INSTRUCTIONS FOR THE TASK: Pick out the lines containing "with".

──────

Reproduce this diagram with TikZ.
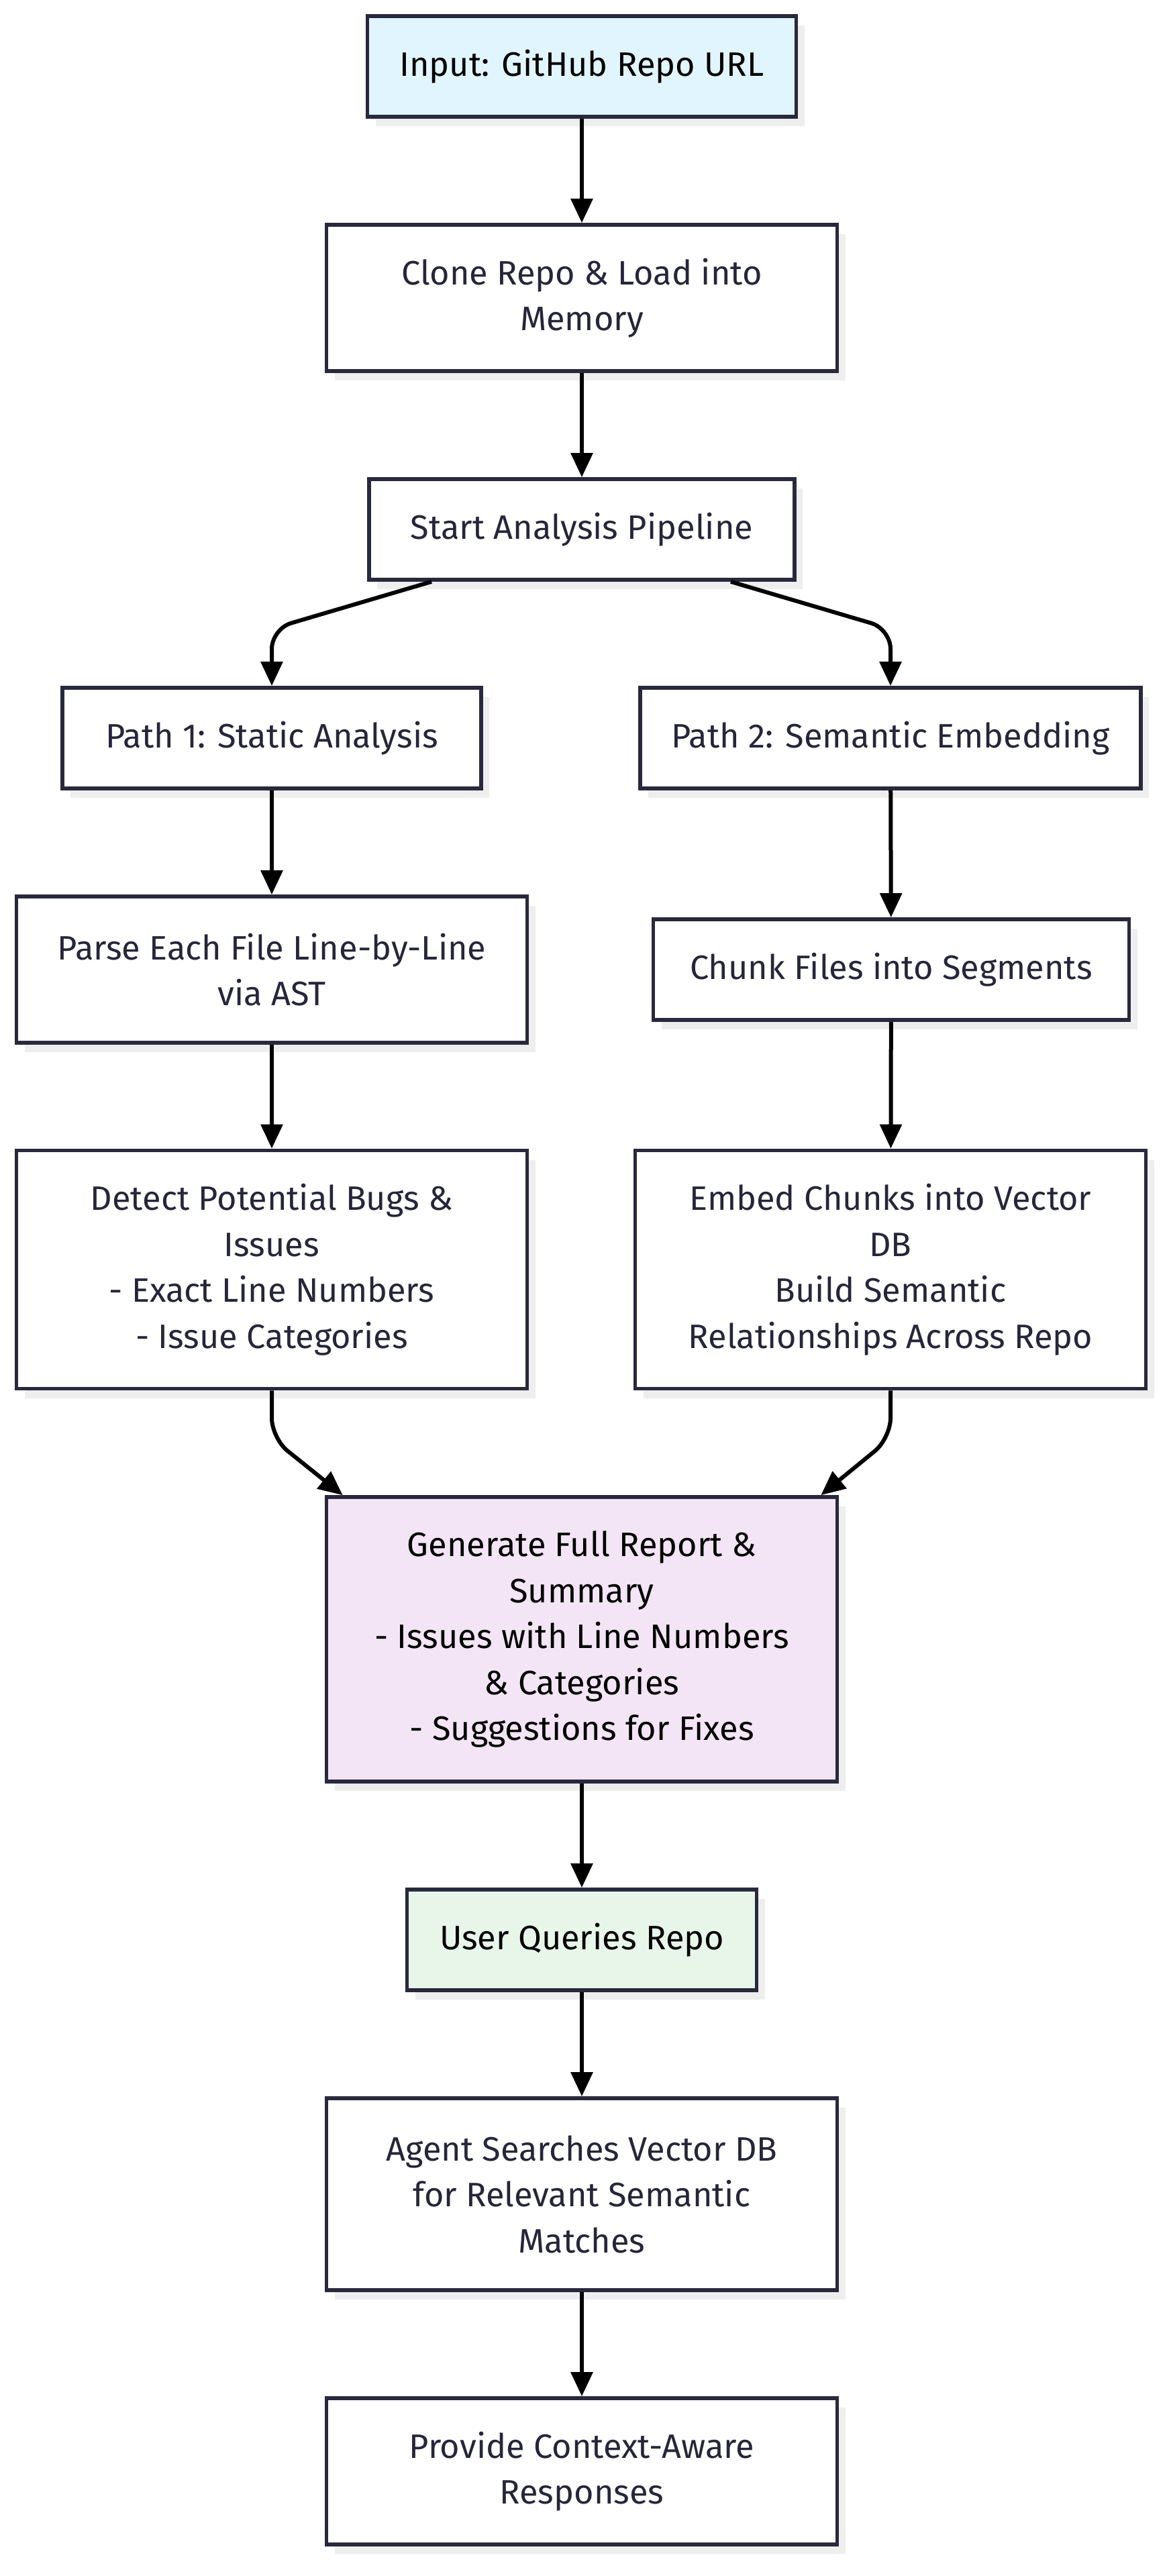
\documentclass[tikz,border=0pt]{standalone}
\usepackage{fontspec}
\setmainfont{Fira Sans}
\usetikzlibrary{arrows.meta,shadows}
\definecolor{cStroke}{RGB}{41,41,61}
\definecolor{cText}{RGB}{38,38,58}
\definecolor{cShadow}{RGB}{238,238,238}
\definecolor{cInput}{RGB}{225,245,254}
\definecolor{cReport}{RGB}{243,229,245}
\definecolor{cQuery}{RGB}{232,245,233}

\begin{document}
\begin{tikzpicture}[x=1pt,y=-1pt,
  box/.style={draw=cStroke,line width=5.7pt,fill=white,text=cText,align=center,
    font=\fontsize{50.5}{68.5}\selectfont,inner sep=0pt,minimum width=761pt,
    general shadow={fill=cShadow,shadow xshift=12pt,shadow yshift=-14pt}},
  lines1/.style={minimum height=150pt},
  lines2/.style={minimum height=218pt},
  lines3/.style={minimum height=286pt},
  lines4/.style={minimum height=355pt},
  lines5/.style={minimum height=424pt},
  flow/.style={draw=black,line width=6pt,-{Triangle[length=36pt,width=32pt]}}]
\useasboundingbox (0,0) rectangle (1742,3839);
\node[box,lines1,fill=cInput,text=black,minimum width=639pt] (input) at (867,99) {Input: GitHub Repo URL};
\node[box,lines2] (clone) at (867,444) {Clone Repo \& Load into\\Memory};
\node[box,lines1,minimum width=634pt] (start) at (867,789) {Start Analysis Pipeline};
\node[box,lines1,minimum width=624pt] (path1) at (405,1100) {Path 1: Static Analysis};
\node[box,lines1,minimum width=746pt] (path2) at (1327,1100) {Path 2: Semantic Embedding};
\node[box,lines2] (parse) at (405,1445) {Parse Each File Line-by-Line\\via AST};
\node[box,lines1,minimum width=709pt] (chunk) at (1328,1445) {Chunk Files into Segments};
\node[box,lines4] (detect) at (405,1892) {Detect Potential Bugs \&\\Issues\\- Exact Line Numbers\\- Issue Categories};
\node[box,lines4] (embed) at (1327,1892) {Embed Chunks into Vector\\DB\\Build Semantic\\Relationships Across Repo};
\node[box,lines5,fill=cReport,text=black] (report) at (867,2443) {Generate Full Report \&\\Summary\\- Issues with Line Numbers\\\& Categories\\- Suggestions for Fixes};
\node[box,lines1,fill=cQuery,text=black,minimum width=521pt] (query) at (867,2891) {User Queries Repo};
\node[box,lines3] (agent) at (867,3270) {Agent Searches Vector DB\\for Relevant Semantic\\Matches};
\node[box,lines2] (provide) at (867,3683) {Provide Context-Aware\\Responses};

\draw[flow] (input) -- (clone);
\draw[flow] (clone) -- (start);
\draw[flow,rounded corners=30pt] ([xshift=-224pt]start.south) -- ([yshift=85pt]path1.north) -- (path1.north);
\draw[flow,rounded corners=30pt] ([xshift=222pt]start.south) -- ([yshift=85pt]path2.north) -- (path2.north);
\draw[flow] (path1) -- (parse);
\draw[flow] (parse) -- (detect);
\draw[flow] (path2) -- (chunk);
\draw[flow] (chunk) -- (embed);
\draw[flow,rounded corners=30pt] (detect.south) -- ([yshift=-71pt]detect.south) -- ([xshift=27pt]report.north west);
\draw[flow,rounded corners=30pt] (embed.south) -- ([yshift=-71pt]embed.south) -- ([xshift=-27pt]report.north east);
\draw[flow] (report) -- (query);
\draw[flow] (query) -- (agent);
\draw[flow] (agent) -- (provide);
\end{tikzpicture}
\end{document}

──────

COMPLETE OUTPUT:
Reproduce this diagram with TikZ.
\node[box,lines5,fill=cReport,text=black] (report) at (867,2443) {Generate Full Report \&\\Summary\\- Issues with Line Numbers\\\& Categories\\- Suggestions for Fixes};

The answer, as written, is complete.